A ideia da doença, da solidão que ela traz, faziam agora parecer a João Eduardo mais amarga a perda de Amélia. Se adoecesse, teria de ir para o hospital. O malvado do padre tirara-lhe tudo - mulher, felicidade, confortos de família, doces companhias da vida!
Enfim, sentiram no corredor as duas senhoras que saíam. A mulher com a criança apanhou o seu cabaz, precipitou-se. E o velho, apoderando- se logo do banco junto da porta, disse com satisfação:
- Agora cá o patrão!
- Vossemecê tem muito que consultar? perguntou-lhe João Eduardo.

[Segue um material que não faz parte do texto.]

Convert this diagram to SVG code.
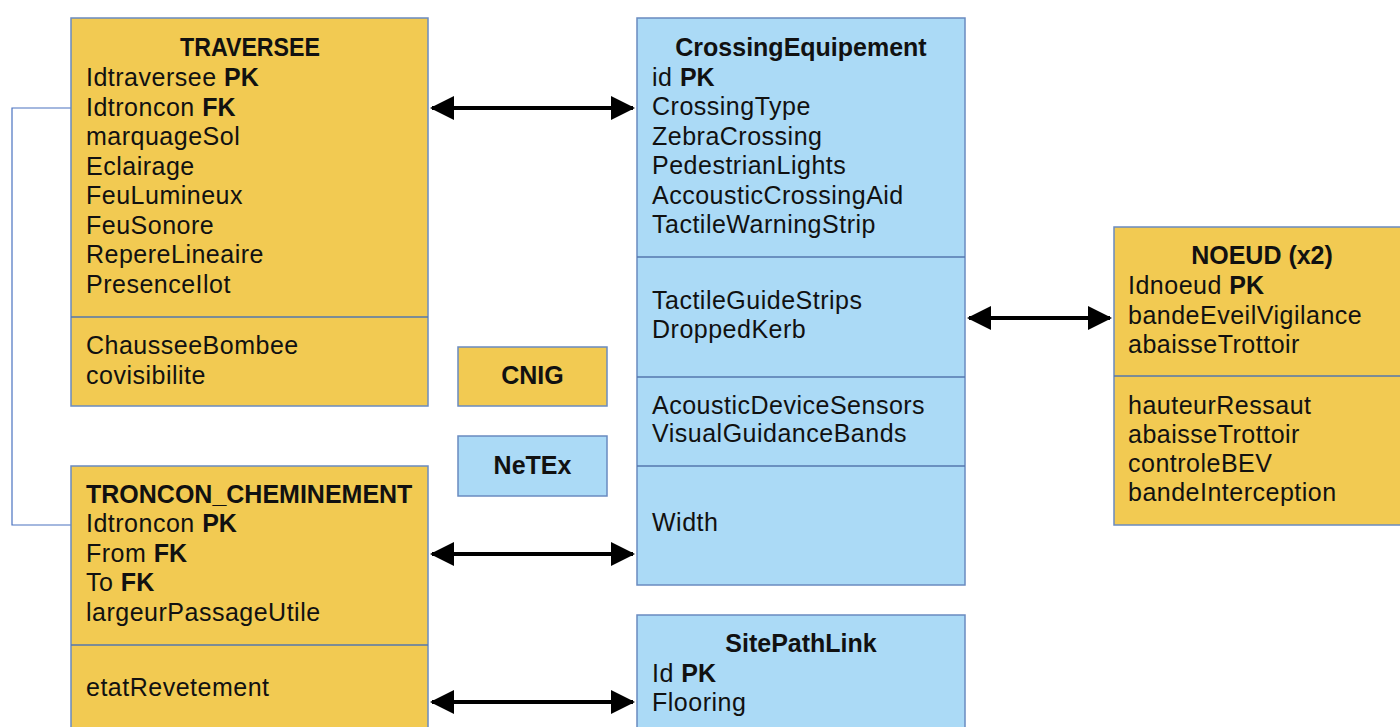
<svg xmlns="http://www.w3.org/2000/svg" width="1400" height="727" viewBox="0 0 1400 727">
<defs>
<style>
.y{fill:#F2CA52;stroke:#6A8BC0;stroke-width:1.5}
.b{fill:#ABDAF6;stroke:#6A8BC0;stroke-width:1.5}
.d{stroke:#5577AE;stroke-width:1.5;fill:none}
text{font-family:"Liberation Sans",Arial,sans-serif;font-size:25px;fill:#111;letter-spacing:0.5px}
.t{font-weight:bold;letter-spacing:0}
.c{text-anchor:middle}
tspan.k{font-weight:bold;letter-spacing:0}
.a{stroke:#000;stroke-width:4;fill:none;marker-start:url(#ah);marker-end:url(#ah)}
</style>
<marker id="ah" viewBox="0 0 12 12" refX="11" refY="6" markerWidth="6" markerHeight="6" orient="auto-start-reverse" markerUnits="strokeWidth">
<path d="M0,0 L12,6 L0,12 Z" fill="#000"/>
</marker>
</defs>
<rect width="1400" height="727" fill="#fff"/>

<g id="connectors">
<path d="M71,108 H12 V525 H71" fill="none" stroke="#4A72C0" stroke-width="1.2"/>
<line class="a" x1="432" y1="108" x2="633" y2="108"/>
<line class="a" x1="432" y1="554" x2="633" y2="554"/>
<line class="a" x1="432" y1="702" x2="633" y2="702"/>
<line class="a" x1="969" y1="318" x2="1110" y2="318"/>
</g>

<g id="traversee">
<rect class="y" x="71" y="18" width="357" height="388"/>
<line class="d" x1="71" y1="317" x2="428" y2="317"/>
<text class="t c" x="250" y="56" textLength="140" lengthAdjust="spacingAndGlyphs">TRAVERSEE</text>
<text x="86" y="86">Idtraversee <tspan class="k">PK</tspan></text>
<text x="86" y="115.5">Idtroncon <tspan class="k">FK</tspan></text>
<text x="86" y="145">marquageSol</text>
<text x="86" y="174.5">Eclairage</text>
<text x="86" y="204">FeuLumineux</text>
<text x="86" y="233.5">FeuSonore</text>
<text x="86" y="263">RepereLineaire</text>
<text x="86" y="292.5">PresenceIlot</text>
<text x="86" y="354">ChausseeBombee</text>
<text x="86" y="384">covisibilite</text>
</g>

<g id="troncon">
<rect class="y" x="71" y="466" width="357" height="275"/>
<line class="d" x1="71" y1="645" x2="428" y2="645"/>
<text class="t" x="86" y="503">TRONCON_CHEMINEMENT</text>
<text x="86" y="532">Idtroncon <tspan class="k">PK</tspan></text>
<text x="86" y="562">From <tspan class="k">FK</tspan></text>
<text x="86" y="591">To <tspan class="k">FK</tspan></text>
<text x="86" y="621">largeurPassageUtile</text>
<text x="86" y="696">etatRevetement</text>
</g>

<g id="cnig">
<rect class="y" x="458" y="347" width="149" height="59"/>
<text class="t c" x="532.5" y="384">CNIG</text>
</g>

<g id="netex">
<rect class="b" x="458" y="436" width="149" height="60"/>
<text class="t c" x="532.5" y="474">NeTEx</text>
</g>

<g id="crossing">
<rect class="b" x="637" y="18" width="328" height="567"/>
<line class="d" x1="637" y1="257" x2="965" y2="257"/>
<line class="d" x1="637" y1="377" x2="965" y2="377"/>
<line class="d" x1="637" y1="466" x2="965" y2="466"/>
<text class="t c" x="801" y="56">CrossingEquipement</text>
<text x="652" y="86">id <tspan class="k">PK</tspan></text>
<text x="652" y="115">CrossingType</text>
<text x="652" y="145">ZebraCrossing</text>
<text x="652" y="174">PedestrianLights</text>
<text x="652" y="204">AccousticCrossingAid</text>
<text x="652" y="233">TactileWarningStrip</text>
<text x="652" y="309">TactileGuideStrips</text>
<text x="652" y="338">DroppedKerb</text>
<text x="652" y="414">AcousticDeviceSensors</text>
<text x="652" y="442">VisualGuidanceBands</text>
<text x="652" y="531">Width</text>
</g>

<g id="sitepathlink">
<rect class="b" x="637" y="615" width="328" height="126"/>
<text class="t c" x="801" y="652">SitePathLink</text>
<text x="652" y="682">Id <tspan class="k">PK</tspan></text>
<text x="652" y="711">Flooring</text>
</g>

<g id="noeud">
<rect class="y" x="1114" y="227" width="300" height="298"/>
<line class="d" x1="1114" y1="376" x2="1414" y2="376"/>
<text class="t c" x="1262" y="264">NOEUD (x2)</text>
<text x="1128" y="294">Idnoeud <tspan class="k">PK</tspan></text>
<text x="1128" y="324">bandeEveilVigilance</text>
<text x="1128" y="353">abaisseTrottoir</text>
<text x="1128" y="414">hauteurRessaut</text>
<text x="1128" y="443">abaisseTrottoir</text>
<text x="1128" y="472">controleBEV</text>
<text x="1128" y="501">bandeInterception</text>
</g>
</svg>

- Não senhor, é só receber a receita.
E imediatamente contou a história da sua chaga: fora uma trave que lhe caíra em cima; não fizera caso; depois a ferida assanhara-se; e agora ali estava, manco e curtidinho de dores.
- E vossa senhoria, é coisa de cuidado? perguntou ele.
- Eu não estou doente, disse o escrevente. São negócios com o senhor doutor.
Os dois homens olharam-se com inveja.
Enfim foi a vez do velho, depois a do homem amarelo de braço ao peito. João Eduardo, só, passeava nervoso pela saleta. Parecia-lhe agora muito difícil ir assim, sem cerimônia, pedir proteção ao doutor. Com que direito?... Lembrou-se de se queixar primeiro de dores do peito ou desarranjos do estômago, e depois, incidentalmente, contar os seus infortúnios...
Mas a porta abriu-se. O doutor estava diante dele, com sua longa barba grisalha que lhe caía sobre a quinzena de veludo preto, o largo chapéu desabado na cabeça, calçando as luvas de fio de Escócia.
- Olá! és tu, rapaz! Há novidade na Rua da Misericórdia? João Eduardo corou.
- Não senhor, senhor doutor, queria falar-lhe em particular.
Seguiu-o ao gabinete - o conhecido gabinete do doutor Gouveia que, com o seu caos de livros, o seu tom poeirento, uma panóplia de flechas selvagens e duas cegonhas empalhadas, tinha na cidade a reputação duma "Cela de Alquimista".